Friday, Feb. 11, 2005 | 10:09 a.m.
Just in case anyone thought Billy Tibbetts left Las Vegas under unpleasant circumstances, the former Wrangler and now Idaho Steelhead wants to make it clear.
"Glen Gulutzan is a class act and an extremely good coach. I only wish that I was in a better frame of mind when I got to Vegas," a relaxed-sounding Tibbetts said Thursday. "I let my teammates down and let my coaching staff down and it's something I'll carry with me and learn from. Hopefully I'll get the chance to play for Glen in the future."
Tibbetts was back in Las Vegas on Thursday for the first time since being released by the Wranglers on Jan. 14, the conclusion of a tumultuous three-month start to the 2004-05 season.
But since being cut by Las Vegas, life for Tibbetts seems to be getting a little more ordinary. In the five games he played with Idaho before being put on the injured list earlier this week, he had two goals, three assists and 45 penalty minutes. It's early and one of those goals was an empty-netter, but consider that in 13 games with Las Vegas, Tibbetts had just one goal and four assists with 132 penalty minutes, and it's clear that Idaho is a better fit.
"Things are going great," he said. "A lot's happened since then. I'm finally back to being focused, happy."
When he was let go by the Wranglers, he was claimed off waivers by Toledo before being traded to Idaho. In that two-week stretch, Tibbetts moved in with Steelheads coach John Olver, a move Tibbetts said set "J.O." apart from other coaches.
"Basically, hockey's a business and when people treat it like a business and treat you like a piece of meat, they don't care about you personally, you sense that about them," he said. "I just needed a change of pace, a fresh start with a coach who took an interest in me personally. He's old-school... he knew how to handle me and things have been going great so far."
According to the Idaho Statesman, Olver conducted a background check on Tibbetts before trading future considerations to Toledo for the 31-year-old forward.
"I just wanted to get to know Billy, and I wanted him to get to know me," Olver told the Statesman. "A lot of times in this world people have a reputation and you don't even get to know the person. I wanted to form my own opinion based on my own experiences, not on what I heard."
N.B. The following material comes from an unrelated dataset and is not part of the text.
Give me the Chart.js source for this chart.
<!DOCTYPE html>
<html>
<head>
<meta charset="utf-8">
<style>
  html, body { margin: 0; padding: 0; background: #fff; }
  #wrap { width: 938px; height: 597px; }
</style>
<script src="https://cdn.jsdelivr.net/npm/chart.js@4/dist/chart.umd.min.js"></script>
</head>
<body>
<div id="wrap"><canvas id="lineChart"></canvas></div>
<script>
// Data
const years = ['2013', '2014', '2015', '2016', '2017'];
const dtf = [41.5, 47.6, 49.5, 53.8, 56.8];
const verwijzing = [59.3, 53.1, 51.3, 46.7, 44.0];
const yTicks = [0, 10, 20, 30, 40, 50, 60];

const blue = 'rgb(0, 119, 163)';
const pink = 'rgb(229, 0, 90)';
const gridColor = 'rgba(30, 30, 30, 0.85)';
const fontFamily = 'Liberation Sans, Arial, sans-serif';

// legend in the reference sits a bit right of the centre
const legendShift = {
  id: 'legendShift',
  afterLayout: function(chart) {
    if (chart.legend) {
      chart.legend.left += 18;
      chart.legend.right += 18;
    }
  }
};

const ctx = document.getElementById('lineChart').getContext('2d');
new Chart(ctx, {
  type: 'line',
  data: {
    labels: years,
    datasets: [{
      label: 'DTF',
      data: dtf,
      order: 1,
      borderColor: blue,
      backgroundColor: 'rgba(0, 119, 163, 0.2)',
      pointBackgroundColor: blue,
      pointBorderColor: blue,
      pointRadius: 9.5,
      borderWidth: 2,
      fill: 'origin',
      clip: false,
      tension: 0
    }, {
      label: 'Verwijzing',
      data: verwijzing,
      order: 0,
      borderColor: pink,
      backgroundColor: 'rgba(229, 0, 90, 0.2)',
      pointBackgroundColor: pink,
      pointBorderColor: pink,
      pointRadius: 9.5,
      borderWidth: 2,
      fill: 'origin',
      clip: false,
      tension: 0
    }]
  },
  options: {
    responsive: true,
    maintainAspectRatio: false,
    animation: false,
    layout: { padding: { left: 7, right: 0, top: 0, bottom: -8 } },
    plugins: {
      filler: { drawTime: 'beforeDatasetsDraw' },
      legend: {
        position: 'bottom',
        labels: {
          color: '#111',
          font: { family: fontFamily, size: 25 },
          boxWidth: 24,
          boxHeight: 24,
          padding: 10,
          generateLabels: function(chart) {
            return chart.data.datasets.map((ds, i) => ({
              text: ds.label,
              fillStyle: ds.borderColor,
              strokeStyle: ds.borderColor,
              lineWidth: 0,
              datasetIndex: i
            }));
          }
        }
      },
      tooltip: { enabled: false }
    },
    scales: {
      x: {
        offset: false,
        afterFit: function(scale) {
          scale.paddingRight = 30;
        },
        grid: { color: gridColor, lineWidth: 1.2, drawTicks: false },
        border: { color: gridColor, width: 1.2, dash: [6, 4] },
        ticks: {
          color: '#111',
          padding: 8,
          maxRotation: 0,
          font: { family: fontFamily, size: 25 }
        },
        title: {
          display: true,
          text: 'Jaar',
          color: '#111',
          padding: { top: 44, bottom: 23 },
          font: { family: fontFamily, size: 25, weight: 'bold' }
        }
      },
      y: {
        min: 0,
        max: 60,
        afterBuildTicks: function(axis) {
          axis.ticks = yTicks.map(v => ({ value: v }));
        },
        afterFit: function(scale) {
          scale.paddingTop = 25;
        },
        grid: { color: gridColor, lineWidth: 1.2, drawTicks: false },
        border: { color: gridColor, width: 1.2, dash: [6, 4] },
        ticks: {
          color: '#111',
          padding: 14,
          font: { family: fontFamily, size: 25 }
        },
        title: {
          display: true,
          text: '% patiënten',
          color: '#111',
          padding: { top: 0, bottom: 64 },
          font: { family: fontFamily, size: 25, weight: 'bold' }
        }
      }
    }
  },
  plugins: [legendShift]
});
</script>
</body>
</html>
Tibbetts pleaded guilty to rape in 1994, and served a 39-month prison sentence later that decade for violating his parole. He played parts of three seasons in the NHL but has spent the last three years in the minor leagues.
Last week, Tibbetts told the Statesman of his rape conviction, "I received oral sex. That's all that happened ... I take full responsibility for it. I was 17 and she was three months short of 16. In the state of Massachusetts, that is considered a crime."
What had recently dogged Tibbetts and what ultimately led to his Las Vegas release were consistent on-ice problems that led to penalties and suspensions.
"I've never run from any problems in my past," he said Thursday. "I've faced everything like a man, just like I play hockey. My on-ice focus, my erratic behavior, it led to my demise. It all worked out for the best and hopefully we both get the chance to make the playoffs. I'm really pulling for Vegas."
Tibbetts wasn't ready to deal with his problems in his time with Vegas, and his talent never materialized into wins as Wranglers coach Glen Gulutzan had hoped when he acquired Tibbetts off waivers on Nov. 18.
That was shortly after Tibbetts was let go by his 2003-04 team, San Diego. That night at Bakersfield, he delivered a vicious cross-check to the Condors' Todd Alexander that landed Tibbetts a 10-game suspension.
He said that his behavior in Las Vegas was in part because of his frustration with his release from San Diego.
"I still had some anger issues that needed to be dealt with, and I've dealt with them now and I've put it behind me," he said.
"I wasn't ready to receive help from my teammates in Vegas. In order to help someone, they've got to help themselves and I wasn't ready for that."
Wranglers captain Jason McBain said it was frustrating trying to get through to his then-teammate.
"We'd try and talk to him and he'd kind of shut us out and not let us into his world and help him out," he said. "If somebody is at a point in their life they don't want to be helped, all you can do is offer words of encouragement and try to be positive. I hope for his sake things do work out, he's certainly not a bad person and I wish him well wherever he goes."
That's why Tibbetts made the unusual move of traveling with the team despite being on the injured list. Due to travel restrictions he was unable to travel with the team to Victoria, British Columbia, last week and spent time with family in Seattle. This week, he's here to see his former teammates.
"Hopefully, it's a real close game and hopefully we win because we both really need these points," he said.
Idaho and Las Vegas are in sixth and seventh place in the ECHL West, respectively. Even with wins Friday and Saturday, neither team will move up in the standings but will inch closer to a top-four pack that seems to be distancing itself.